Physics: Optical fibres, Photonic crystal fibres, The University of Sydney
Dr Boris Kuhlmey researches and develops optical fibres used in microscopes and for medical tools. His work focuses on how the fibres’ microscopic structure affects light travelling through it. Boris has been developing fibres perforated with microscopic holes. When filled with fluids such as water or blood, light passes differently through the fibre. Analysis of the light’s path can then be used to detect pollutants or disease, promising accurate, rapid and cheap diagnosis. Kuhlmey has also been working on inserting metallic nano-strands into fibre to adjust its optical properties.
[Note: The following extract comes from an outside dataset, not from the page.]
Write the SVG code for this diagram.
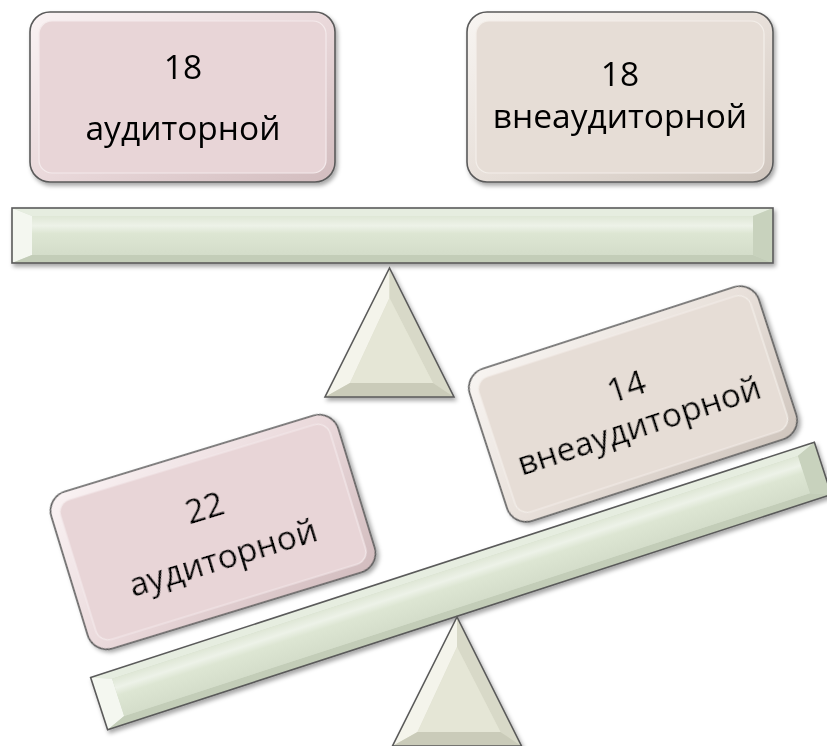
<svg xmlns="http://www.w3.org/2000/svg" width="827" height="746" viewBox="0 0 827 746">
  <style>
    .lbl { font-family: "Open Sans", "Noto Sans", "DejaVu Sans", sans-serif; font-size: 33.5px; fill: #000; text-anchor: middle; }
    .rim { stroke: #5a5a5a; stroke-width: 1.6; }
    .pinkRim { fill: url(#pinkRim); }
    .pinkFace { fill: #e8d5d7; stroke: #f4eaeb; stroke-width: 1.2; }
    .beigeRim { fill: url(#beigeRim); }
    .beigeFace { fill: #e6ddd6; stroke: #f3eee9; stroke-width: 1.2; }
  </style>
  <defs>
    <filter id="shadow" x="-10%" y="-10%" width="120%" height="130%">
      <feDropShadow dx="2" dy="3" stdDeviation="2.2" flood-color="#000" flood-opacity="0.35"/>
    </filter>
    <linearGradient id="pinkRim" x1="0" y1="0" x2="1" y2="1">
      <stop offset="0" stop-color="#faf3f4"/>
      <stop offset="0.5" stop-color="#ead9db"/>
      <stop offset="1" stop-color="#d2bcbe"/>
    </linearGradient>
    <linearGradient id="beigeRim" x1="0" y1="0" x2="1" y2="1">
      <stop offset="0" stop-color="#f8f5f2"/>
      <stop offset="0.5" stop-color="#e8e0da"/>
      <stop offset="1" stop-color="#cfc5bd"/>
    </linearGradient>
    <linearGradient id="barFace" x1="0" y1="0" x2="0" y2="1">
      <stop offset="0" stop-color="#dfe7d6"/>
      <stop offset="0.25" stop-color="#edf2e8"/>
      <stop offset="0.45" stop-color="#dde6d3"/>
      <stop offset="1" stop-color="#d4ddca"/>
    </linearGradient>
    <g id="bar">
      <rect x="-380.5" y="-27.5" width="761" height="55" fill="#d3dccb"/>
      <polygon points="-380.5,-27.5 380.5,-27.5 360.5,-19.5 -360.5,-19.5" fill="#e6ede0"/>
      <polygon points="-380.5,-27.5 -360.5,-19.5 -360.5,19.5 -380.5,27.5" fill="#f4f7f0"/>
      <polygon points="380.5,-27.5 380.5,27.5 360.5,19.5 360.5,-19.5" fill="#c8d2bd"/>
      <polygon points="-380.5,27.5 -360.5,19.5 360.5,19.5 380.5,27.5" fill="#c3cdb8"/>
      <rect x="-360.5" y="-19.5" width="721" height="39" fill="url(#barFace)"/>
      <rect x="-380.5" y="-27.5" width="761" height="55" fill="none" class="rim"/>
    </g>
    <g id="tri">
      <polygon points="0,-64.5 -64.5,64.5 64.5,64.5" fill="#dedfcd"/>
      <polygon points="0,-64.5 -64.5,64.5 -39.5,50.5 0,-34.5" fill="#f4f4eb"/>
      <polygon points="0,-64.5 0,-34.5 43.5,50.5 64.5,64.5" fill="#d8d9c8"/>
      <polygon points="-64.5,64.5 -39.5,50.5 43.5,50.5 64.5,64.5" fill="#cacbb9"/>
      <polygon points="0,-34.5 -39.5,50.5 43.5,50.5" fill="#e5e6d6"/>
      <polygon points="0,-64.5 -64.5,64.5 64.5,64.5" fill="none" class="rim"/>
    </g>
  </defs>

  <g id="beam-top" filter="url(#shadow)">
    <use href="#bar" transform="translate(392.5,235.5)"/>
  </g>
  <g id="fulcrum-top" filter="url(#shadow)">
    <use href="#tri" transform="translate(389.5,332.5)"/>
  </g>

  <g id="node-top-left" filter="url(#shadow)">
    <rect x="30" y="12" width="305" height="170" rx="20" class="rim pinkRim"/>
    <rect x="39" y="21" width="287" height="152" rx="13" class="pinkFace"/>
    <text x="183" y="79" class="lbl">18</text>
    <text x="183" y="140" class="lbl">аудиторной</text>
  </g>

  <g id="node-top-right" filter="url(#shadow)">
    <rect x="467" y="12" width="306" height="170" rx="20" class="rim beigeRim"/>
    <rect x="476" y="21" width="288" height="152" rx="13" class="beigeFace"/>
    <text x="620" y="86" class="lbl">18</text>
    <text x="620" y="128" class="lbl">внеаудиторной</text>
  </g>

  <g id="beam-bottom" filter="url(#shadow)">
    <use href="#bar" transform="translate(461,586) rotate(-18)"/>
  </g>
  <g id="fulcrum-bottom" filter="url(#shadow)">
    <use href="#tri" transform="translate(457,681.5)"/>
  </g>

  <g id="node-bottom-left" filter="url(#shadow)" transform="translate(213,532) rotate(-17)">
    <rect x="-150" y="-82" width="300" height="164" rx="20" class="rim pinkRim"/>
    <rect x="-141" y="-73" width="282" height="146" rx="13" class="pinkFace"/>
    <text x="-1" y="-14" class="lbl">22</text>
    <text x="2" y="39" class="lbl">аудиторной</text>
  </g>

  <g id="node-bottom-right" filter="url(#shadow)" transform="translate(633,404) rotate(-18)">
    <rect x="-152" y="-80" width="304" height="160" rx="20" class="rim beigeRim"/>
    <rect x="-143" y="-71" width="286" height="142" rx="13" class="beigeFace"/>
    <text x="-1" y="-7" class="lbl">14</text>
    <text x="-1" y="34" class="lbl">внеаудиторной</text>
  </g>

  <g id="connectors"/>
</svg>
Such properties include the ability to act as a sharper magnifier then any current microscope, and the facility to become partially invisible.
As the education and training director for CUDOS, Boris has been actively involved in the community; presenting at science fairs and promoted the use of YouTube for science videos. He frequently hosts students under the CSIRO student research scheme and tutors socially disadvantaged students on a volunteer basis. Kuhlmey developed a publicly-available software tool on fibre modelling techniques, now the international standard for a range of fibre calculations. He also initiated a Photonics Science School for Australian and New Zealand undergraduate students. Boris has produced 63 peer-reviewed publications and has presented at numerous international conferences.